How the First Black Female Jockey Rode Into Oblivion
Fifty years ago, Cheryl White became America’s first licensed Black female jockey when she was just 17 years old. So why doesn’t the world know her name?
Cheryl White’s family has embarked on a mission to retake her place in the annals of thoroughbred racing glory.
Credit…Nate Smallwood for The New York Times
By Sarah Maslin Nir
May 28, 2021
YOUNGSTOWN, Ohio — It was an average June morning in 1971 at Thistledown Race Track in North Randall, Ohio, when an average bay filly named Ace Reward broke from the gate. But still, the stands were packed, and the finish line bristled with news crews.
Sitting astride Ace Reward was Cheryl White, who soon would become the country’s first-ever licensed Black female jockey, in her first official race. After an ambitious sprint, the filly finished dead last. The crowd roared anyway.
White was on her way to making history. And she was a 17-year-old girl.
On an average morning 50 years later, at another Ohio track, White’s name was again on the leader board, this time in memoriam, at a race in her honor.

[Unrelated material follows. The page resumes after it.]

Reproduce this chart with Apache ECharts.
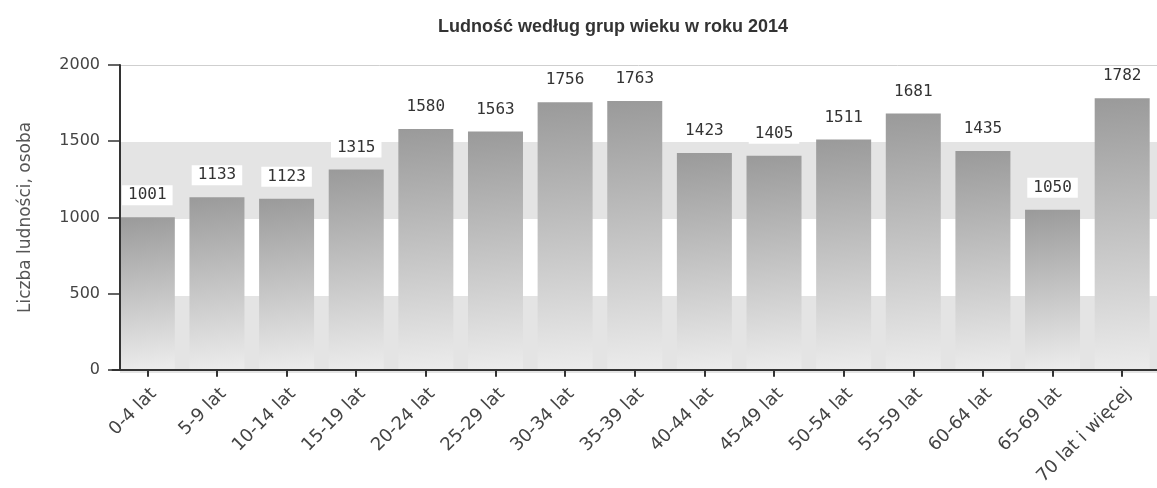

She died of a heart attack in 2019, at age 65.
But few in the thin crowd craning at the thoroughbreds at Mahoning Valley Race Course, in Youngstown, had ever heard her once-storied name, the one drowned out by hoofbeats as it crackled from the loudspeaker. Few had paid much heed as her family stepped into the winners’ circle to hand the victorious jockey the Cheryl White memorial trophy.
The single-minded Black teenager intent on racetrack glory was a phenomenon in her day, interviewed in newspapers and on TV and featured on the hit quiz show “What’s My Line.” Curls escaping from her helmet, she beamed from the cover of the July 29, 1971, edition of Jet magazine, the headline splashed across her horse’s chest: “Teen-Aged Girl Cracks Barrier on Race Track.”
ImageWhite on the cover of Jet magazine in 1971.
White on the cover of Jet magazine in 1971.Credit…Sarah Maslin Nir/The New York Times
“I just wanted those gates to open,” White told a reporter for BetChicago shortly before she died, about that day in June 1971. She meant the starting gates. For those who watched her ride, White opened many more.
But today, White’s story is not one of enduring triumph but of continued marginalization. The girl whose horses’ hooves beat a path for women and Black people in a sport that has historically sidelined both is virtually unknown. And her accomplishments — a more than two-decades-long career included 750 winning rides in several disciplines, according to White’s own estimates — are largely forgotten.
Search for the jockey Cheryl White in Google and the picture of another Black female jockey, Sylvia Harris, comes up beside her name. A GoFundMe page created by her brother, Raymond White Jr., to honor “a true American Legend!” with a foundation to support other riders of color, has raised just over $2,100, in two years.
“Whenever I hear about icons and she’s never mentioned, I don’t know why,” Raymond White III, her nephew, said. “It makes you hesitate to think it’s rooted in racism. It almost feels like it’s the cheap answer — but it’s the answer.”